Malawi–Mozambique relations
- Malawi: Mozambique

= Malawi–Mozambique relations =

Malawi–Mozambique relations refers to the current and historical relationship between the countries of Malawi and Mozambique. As Malawi shares a large border with Mozambique, much of the substance of their foreign relations pertain to the border separating the two nations. Both of the sovereign states have amicably agreed that lacustrine borders on Lake Malawi remain the largest priority between the two countries, as the exploitation of natural resources within the waters of Lake Malawi remain an issue the two countries continue to resolve. The moment considered an act of generosity and sympathy within the two countries relations is when, during the Mozambique Civil War, Malawi housed over one million Mozambican refugees between 1985 and 1995. After this gesture, Malawian relations with Mozambique crumbled under the tenure of Bingu wa Mutharika, notoriously reaching a nadir when Malawian police launched a raid into Mozambique's territory. Both countries are members of the African Union, Commonwealth of Nations and Non-Aligned Movement.

==Lake Malawi border==
In 1954, an agreement was signed between the British and the Portuguese colonial powers making the middle of Lake Nyasa their boundary with the exception of Chizumulu Island and Likoma Island, which were kept by the British and are now part of Malawi. These islands lie just a few kilometres from Mozambique and are surrounded by Mozambican territorial waters, but remain exclaves of Malawi. This came about because the islands were colonised by Anglican missionaries spreading east from Nyasaland, rather than by the Portuguese who colonised Mozambique.

The lacustrine border between Malawi and Mozambique on Lake Nyasa has been the subject of tension between the nations, since the age of resource exploitation on the lake. The discovery of oil and subsequent drilling provided an impetus for diplomatic rows, but the two nations have worked hard to prevent this from occurring. A recent JPCC (Joint Permanent Commission of Cooperation) meeting in Lilongwe attended by both countries' respective foreign minister galvanized the desire for affirmation of the countries' borders, even before any petroleum drilling begins. Said Malawi's foreign minister Ephraim Chiume: "Border re-affirmation exercise is progressing well but I urge those doing it to speed up the process so that we can commence mineral resources exploration in a harmonious way." The Mozambican foreign minister, Oldemiro Baloi, also set forth the same position, stating: "Mozambique is very much interested in moving towards the establishment of legal mechanism to improve the cooperation in the field of shared resources and with regard to mineral exploration, we are waiting for the affirmation of the boundaries between our two countries."

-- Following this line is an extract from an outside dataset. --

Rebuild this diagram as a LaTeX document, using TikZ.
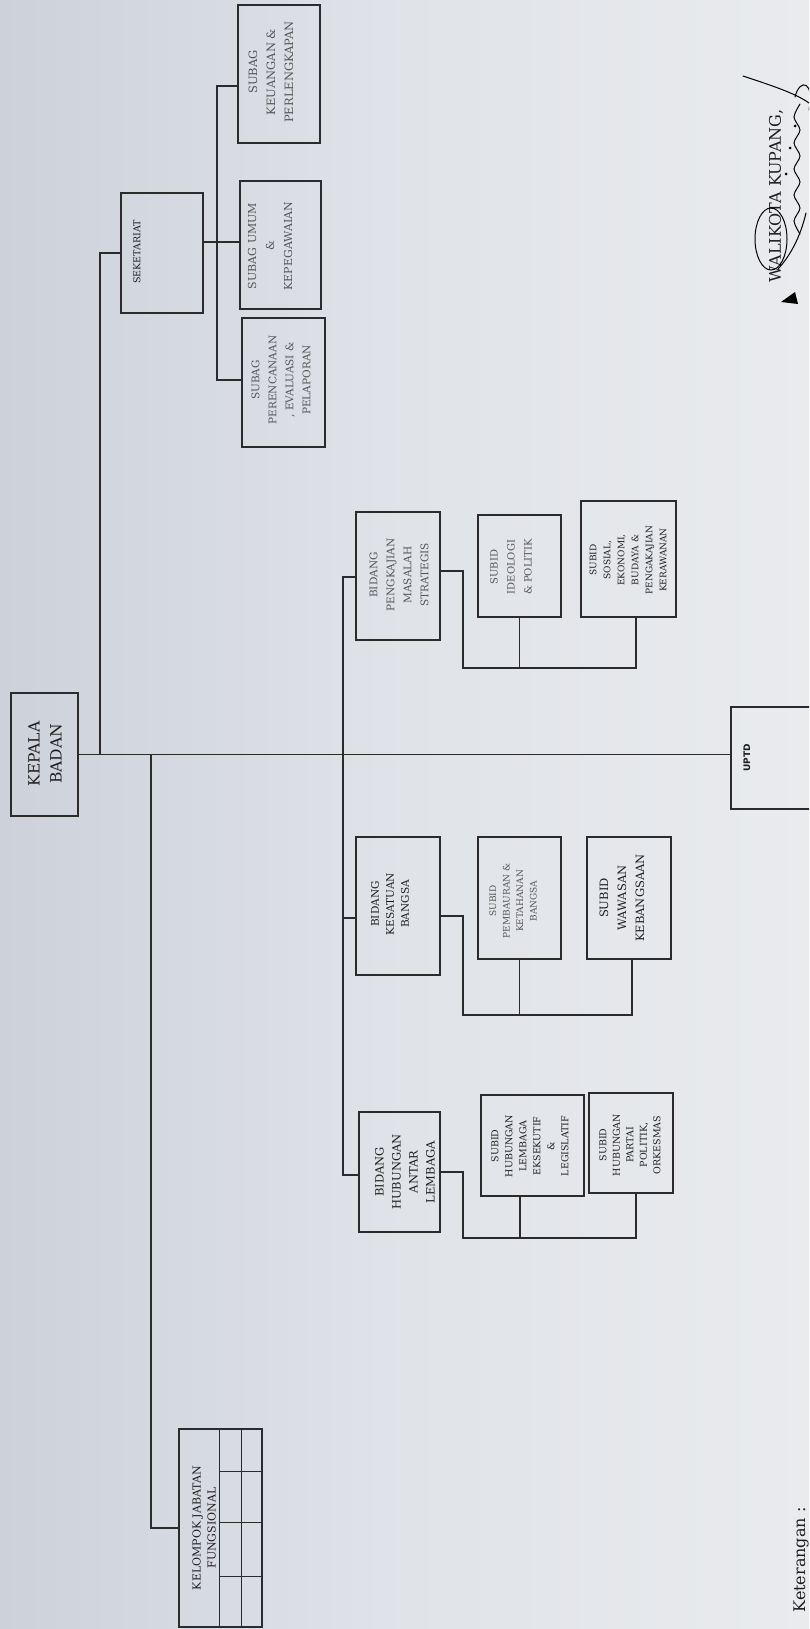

==Shire and Zambezi rivers==
The Shire River, tributary of the Zambezi River, meanders through both Malawi and Mozambique. The two countries' presidents recently signed an agreement regarding the Shire-Zambezi waterway, a path for exports and imports to travel to/from Malawi, as opposed to the alternative road transport. The waterway connects the Malawian port of Nsanje with the Mozambican port of Beira and is traveled extensively by watercraft. Recently, the waterway has caused difficulty for the country, but the misunderstandings have been put aside, and the waterway is jointly administered by Malawi and Mozambique. Mozambican newspaper Notícias reported that this agreement was signed in May 2012 by Mozambican President Armando Guebuza and his Malawian counterpart, Joyce Banda. Earlier, when the port was inaugurated, Mozambique confiscated trial barges that were sent down the Zambezi.

==Mozambican refugee situation==
During and in the aftermath of the Mozambique Civil War, Malawi housed more than one million Mozambican refugees. The refugee crisis placed a substantial strain on Malawi's economy but also drew significant inflows of international assistance. In the Nsanje district alone, more than 220,000 refugees made the area their abode, outnumbering the local population and often suffering from ailments and maladies such as malaria, bilharzia, diarrhea, severe malnutrition and leprosy. In a July 1998 New York Times piece, the newspaper stated that "hundreds more come across the border each day, with no end in sight." However, the Malawian government was sympathetic to these victims of war, and provided them with rudimentary needs such as medical attention, shelter, food, water, and clothes. Despite the innumerable odds against success, the Malawian government was mostly successful in the repatriation efforts towards the Mozambican refugees, with the process being lauded as a great success by many international observers.

==International transport==
In addition to the earlier mentioned Shire-Zambezi Waterway, Malawi and Mozambique share many cooperatively congruous highways and roads, along with routes on the Central East African Railway, including the centerpiece line running between the railways dual operational headquarters of Limbe and Nacala.

==Energy==
Malawi is known throughout the world for its dearth of energy, sustainable or non-sustainable. In order to combat this, Malawi recently signed an agreement with Mozambique that allows cooperative employment (usage) of the Cahora Bassa hydroelectric dam. The deal was earlier proposed in 2008, but stalled due to cost concerns.

==Resident diplomatic missions==
- Malawi has a high commission in Maputo.
- Mozambique has a high commission in Lilongwe and a consulate-general in Blantyre.